AIM:
Restate all the material verbatim, except for the pictures.

COLLECTED MATERIAL:
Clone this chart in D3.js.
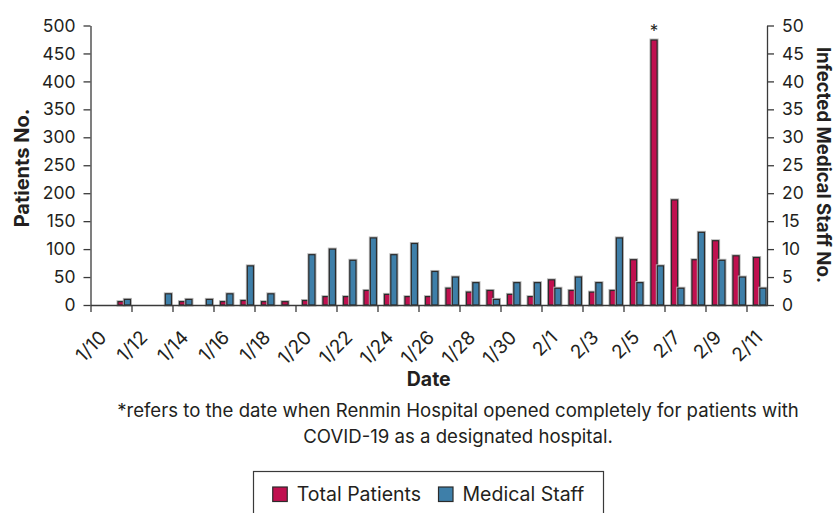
<!DOCTYPE html>
<html>
<head>
<meta charset="utf-8">
<script src="https://cdn.jsdelivr.net/npm/d3@7"></script>
<style>
  body { margin: 0; background: #fff; }
  svg { display: block; }
  text { font-family: Inter, "Liberation Sans", Arial, sans-serif; fill: #231f20; }
</style>
</head>
<body>
<div id="chart"></div>
<script>
// one entry per day, 1/10 .. 2/11
const dates = ["1/10", "1/11", "1/12", "1/13", "1/14", "1/15", "1/16", "1/17", "1/18", "1/19",
  "1/20", "1/21", "1/22", "1/23", "1/24", "1/25", "1/26", "1/27", "1/28", "1/29",
  "1/30", "1/31", "2/1", "2/2", "2/3", "2/4", "2/5", "2/6", "2/7", "2/8",
  "2/9", "2/10", "2/11"];
const totalPatients = [0, 6, 0, 0, 6, 0, 6, 8, 6, 6,
  8, 15, 15, 26, 19, 15, 15, 30, 23, 26,
  19, 15, 45, 26, 23, 26, 81, 474, 188, 81,
  115, 88, 85];
const medicalStaff = [0, 1, 0, 2, 1, 1, 2, 7, 2, 0,
  9, 10, 8, 12, 9, 11, 6, 5, 4, 1,
  4, 4, 3, 5, 4, 12, 4, 7, 3, 13,
  8, 5, 3];
const tickDates = ["1/10", "1/12", "1/14", "1/16", "1/18", "1/20", "1/22", "1/24", "1/26", "1/28",
  "1/30", "2/1", "2/3", "2/5", "2/7", "2/9", "2/11"];
const markedDate = "2/6";
const seriesNames = ["Total Patients", "Medical Staff"];
const seriesColors = ["#c0104f", "#3e7fa9"];

const W = 835, H = 513;
const margin = { top: 25.5, right: 68, bottom: 208, left: 90.5 };
const width = W - margin.left - margin.right;
const height = H - margin.top - margin.bottom;

const svg = d3.select("#chart").append("svg")
  .attr("width", W)
  .attr("height", H);

const g = svg.append("g")
  .attr("transform", "translate(" + margin.left + "," + margin.top + ")");

// day index scale: band i runs from x(i) to x(i+1)
const x = d3.scaleLinear().domain([0, dates.length]).range([0, width]);
const y = d3.scaleLinear().domain([0, 500]).range([height, 0]);
const y2 = d3.scaleLinear().domain([0, 50]).range([height, 0]);
const bw = x(1) - x(0);

// bars, drawn twice: soft grey halo then the dark outline
function drawBars(values, scale, color, offset) {
  const data = values.map((v, i) => ({ i: i, v: v })).filter(d => d.v > 0);
  [["#b8b8b8", 3], ["#2b2b2b", 1.2]].forEach(([stroke, sw]) => {
    g.append("g").selectAll("rect")
      .data(data)
      .enter()
      .append("rect")
      .attr("x", d => x(d.i) + bw * offset)
      .attr("y", d => scale(d.v))
      .attr("width", bw * 0.3)
      .attr("height", d => height - scale(d.v))
      .attr("fill", color)
      .attr("stroke", stroke)
      .attr("stroke-width", sw);
  });
}
drawBars(totalPatients, y, seriesColors[0], 0.34);
drawBars(medicalStaff, y2, seriesColors[1], 0.65);

// asterisk over the marked day
const mi = dates.indexOf(markedDate);
g.append("text")
  .attr("x", x(mi) + bw * 0.49)
  .attr("y", y(totalPatients[mi]) - 3)
  .attr("text-anchor", "middle")
  .style("font-size", "17px")
  .text("*");

// Axes
function styleAxis(sel) {
  sel.selectAll("path, line").attr("stroke", "#3a3a3a").attr("stroke-width", 1.3);
  sel.selectAll("text").style("font-size", "17.5px").attr("fill", "#231f20");
  sel.attr("font-family", null);
}

g.append("g")
  .call(d3.axisLeft(y).tickValues(d3.range(0, 501, 50)).tickSize(7).tickPadding(8).tickSizeOuter(0))
  .call(styleAxis);

g.append("g")
  .attr("transform", "translate(" + width + ",0)")
  .call(d3.axisRight(y2).tickValues(d3.range(0, 51, 5)).tickSize(7).tickPadding(8).tickSizeOuter(0))
  .call(styleAxis);

const xAxis = g.append("g")
  .attr("transform", "translate(0," + height + ")")
  .call(d3.axisBottom(x)
    .tickValues(tickDates.map(d => dates.indexOf(d)))
    .tickFormat(i => dates[i])
    .tickSize(7)
    .tickSizeOuter(0))
  .call(styleAxis);

xAxis.selectAll(".tick text")
  .style("font-size", "19px")
  .attr("text-anchor", "end")
  .attr("x", 0)
  .attr("y", 0)
  .attr("dy", "0.72em")
  .attr("transform", "translate(7,24) rotate(-45)");

// Axis titles
svg.append("text")
  .attr("transform", "translate(22,168) rotate(-90)")
  .attr("text-anchor", "middle")
  .attr("dy", "0.35em")
  .style("font-size", "20px")
  .style("font-weight", "bold")
  .text("Patients No.");

svg.append("text")
  .attr("transform", "translate(824,165) rotate(90)")
  .attr("text-anchor", "middle")
  .attr("dy", "0.35em")
  .style("font-size", "18.6px")
  .style("font-weight", "bold")
  .text("Infected Medical Staff No.");

svg.append("text")
  .attr("x", margin.left + width / 2)
  .attr("y", 386)
  .attr("text-anchor", "middle")
  .style("font-size", "19.5px")
  .style("font-weight", "bold")
  .text("Date");

// footnote
const notes = ["*refers to the date when Renmin Hospital opened completely for patients with",
  "COVID-19 as a designated hospital."];
svg.selectAll(".note")
  .data(notes)
  .enter()
  .append("text")
  .attr("class", "note")
  .attr("x", 458)
  .attr("y", (d, i) => 417 + i * 26)
  .attr("text-anchor", "middle")
  .style("font-size", "18.6px")
  .text(d => d);

// Legend
svg.append("rect")
  .attr("x", 253.5)
  .attr("y", 471.5)
  .attr("width", 350)
  .attr("height", 60)
  .attr("fill", "none")
  .attr("stroke", "#3a3a3a")
  .attr("stroke-width", 1.2);

const legend = svg.append("g");
let lx = 0;
seriesNames.forEach((name, i) => {
  const item = legend.append("g").attr("transform", "translate(" + lx + ",0)");
  item.append("rect")
    .attr("x", 0)
    .attr("y", 487)
    .attr("width", 14.5)
    .attr("height", 14.5)
    .attr("fill", seriesColors[i])
    .attr("stroke", "#2b2b2b")
    .attr("stroke-width", 1.2);
  const t = item.append("text")
    .attr("x", 24)
    .attr("y", 501)
    .style("font-size", "19.5px")
    .text(name);
  lx += 24 + t.node().getComputedTextLength() + 17.5;
});
const legendW = lx - 17.5;
legend.attr("transform", "translate(" + (428.5 - legendW / 2) + ",0)");
</script>
</body>
</html>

SOLUTION:
Clone this chart in D3.js.
<!DOCTYPE html>
<html>
<head>
<meta charset="utf-8">
<script src="https://cdn.jsdelivr.net/npm/d3@7"></script>
<style>
  body { margin: 0; background: #fff; }
  svg { display: block; }
  text { font-family: Inter, "Liberation Sans", Arial, sans-serif; fill: #231f20; }
</style>
</head>
<body>
<div id="chart"></div>
<script>
// one entry per day, 1/10 .. 2/11
const dates = ["1/10", "1/11", "1/12", "1/13", "1/14", "1/15", "1/16", "1/17", "1/18", "1/19",
  "1/20", "1/21", "1/22", "1/23", "1/24", "1/25", "1/26", "1/27", "1/28", "1/29",
  "1/30", "1/31", "2/1", "2/2", "2/3", "2/4", "2/5", "2/6", "2/7", "2/8",
  "2/9", "2/10", "2/11"];
const totalPatients = [0, 6, 0, 0, 6, 0, 6, 8, 6, 6,
  8, 15, 15, 26, 19, 15, 15, 30, 23, 26,
  19, 15, 45, 26, 23, 26, 81, 474, 188, 81,
  115, 88, 85];
const medicalStaff = [0, 1, 0, 2, 1, 1, 2, 7, 2, 0,
  9, 10, 8, 12, 9, 11, 6, 5, 4, 1,
  4, 4, 3, 5, 4, 12, 4, 7, 3, 13,
  8, 5, 3];
const tickDates = ["1/10", "1/12", "1/14", "1/16", "1/18", "1/20", "1/22", "1/24", "1/26", "1/28",
  "1/30", "2/1", "2/3", "2/5", "2/7", "2/9", "2/11"];
const markedDate = "2/6";
const seriesNames = ["Total Patients", "Medical Staff"];
const seriesColors = ["#c0104f", "#3e7fa9"];

const W = 835, H = 513;
const margin = { top: 25.5, right: 68, bottom: 208, left: 90.5 };
const width = W - margin.left - margin.right;
const height = H - margin.top - margin.bottom;

const svg = d3.select("#chart").append("svg")
  .attr("width", W)
  .attr("height", H);

const g = svg.append("g")
  .attr("transform", "translate(" + margin.left + "," + margin.top + ")");

// day index scale: band i runs from x(i) to x(i+1)
const x = d3.scaleLinear().domain([0, dates.length]).range([0, width]);
const y = d3.scaleLinear().domain([0, 500]).range([height, 0]);
const y2 = d3.scaleLinear().domain([0, 50]).range([height, 0]);
const bw = x(1) - x(0);

// bars, drawn twice: soft grey halo then the dark outline
function drawBars(values, scale, color, offset) {
  const data = values.map((v, i) => ({ i: i, v: v })).filter(d => d.v > 0);
  [["#b8b8b8", 3], ["#2b2b2b", 1.2]].forEach(([stroke, sw]) => {
    g.append("g").selectAll("rect")
      .data(data)
      .enter()
      .append("rect")
      .attr("x", d => x(d.i) + bw * offset)
      .attr("y", d => scale(d.v))
      .attr("width", bw * 0.3)
      .attr("height", d => height - scale(d.v))
      .attr("fill", color)
      .attr("stroke", stroke)
      .attr("stroke-width", sw);
  });
}
drawBars(totalPatients, y, seriesColors[0], 0.34);
drawBars(medicalStaff, y2, seriesColors[1], 0.65);

// asterisk over the marked day
const mi = dates.indexOf(markedDate);
g.append("text")
  .attr("x", x(mi) + bw * 0.49)
  .attr("y", y(totalPatients[mi]) - 3)
  .attr("text-anchor", "middle")
  .style("font-size", "17px")
  .text("*");

// Axes
function styleAxis(sel) {
  sel.selectAll("path, line").attr("stroke", "#3a3a3a").attr("stroke-width", 1.3);
  sel.selectAll("text").style("font-size", "17.5px").attr("fill", "#231f20");
  sel.attr("font-family", null);
}

g.append("g")
  .call(d3.axisLeft(y).tickValues(d3.range(0, 501, 50)).tickSize(7).tickPadding(8).tickSizeOuter(0))
  .call(styleAxis);

g.append("g")
  .attr("transform", "translate(" + width + ",0)")
  .call(d3.axisRight(y2).tickValues(d3.range(0, 51, 5)).tickSize(7).tickPadding(8).tickSizeOuter(0))
  .call(styleAxis);

const xAxis = g.append("g")
  .attr("transform", "translate(0," + height + ")")
  .call(d3.axisBottom(x)
    .tickValues(tickDates.map(d => dates.indexOf(d)))
    .tickFormat(i => dates[i])
    .tickSize(7)
    .tickSizeOuter(0))
  .call(styleAxis);

xAxis.selectAll(".tick text")
  .style("font-size", "19px")
  .attr("text-anchor", "end")
  .attr("x", 0)
  .attr("y", 0)
  .attr("dy", "0.72em")
  .attr("transform", "translate(7,24) rotate(-45)");

// Axis titles
svg.append("text")
  .attr("transform", "translate(22,168) rotate(-90)")
  .attr("text-anchor", "middle")
  .attr("dy", "0.35em")
  .style("font-size", "20px")
  .style("font-weight", "bold")
  .text("Patients No.");

svg.append("text")
  .attr("transform", "translate(824,165) rotate(90)")
  .attr("text-anchor", "middle")
  .attr("dy", "0.35em")
  .style("font-size", "18.6px")
  .style("font-weight", "bold")
  .text("Infected Medical Staff No.");

svg.append("text")
  .attr("x", margin.left + width / 2)
  .attr("y", 386)
  .attr("text-anchor", "middle")
  .style("font-size", "19.5px")
  .style("font-weight", "bold")
  .text("Date");

// footnote
const notes = ["*refers to the date when Renmin Hospital opened completely for patients with",
  "COVID-19 as a designated hospital."];
svg.selectAll(".note")
  .data(notes)
  .enter()
  .append("text")
  .attr("class", "note")
  .attr("x", 458)
  .attr("y", (d, i) => 417 + i * 26)
  .attr("text-anchor", "middle")
  .style("font-size", "18.6px")
  .text(d => d);

// Legend
svg.append("rect")
  .attr("x", 253.5)
  .attr("y", 471.5)
  .attr("width", 350)
  .attr("height", 60)
  .attr("fill", "none")
  .attr("stroke", "#3a3a3a")
  .attr("stroke-width", 1.2);

const legend = svg.append("g");
let lx = 0;
seriesNames.forEach((name, i) => {
  const item = legend.append("g").attr("transform", "translate(" + lx + ",0)");
  item.append("rect")
    .attr("x", 0)
    .attr("y", 487)
    .attr("width", 14.5)
    .attr("height", 14.5)
    .attr("fill", seriesColors[i])
    .attr("stroke", "#2b2b2b")
    .attr("stroke-width", 1.2);
  const t = item.append("text")
    .attr("x", 24)
    .attr("y", 501)
    .style("font-size", "19.5px")
    .text(name);
  lx += 24 + t.node().getComputedTextLength() + 17.5;
});
const legendW = lx - 17.5;
legend.attr("transform", "translate(" + (428.5 - legendW / 2) + ",0)");
</script>
</body>
</html>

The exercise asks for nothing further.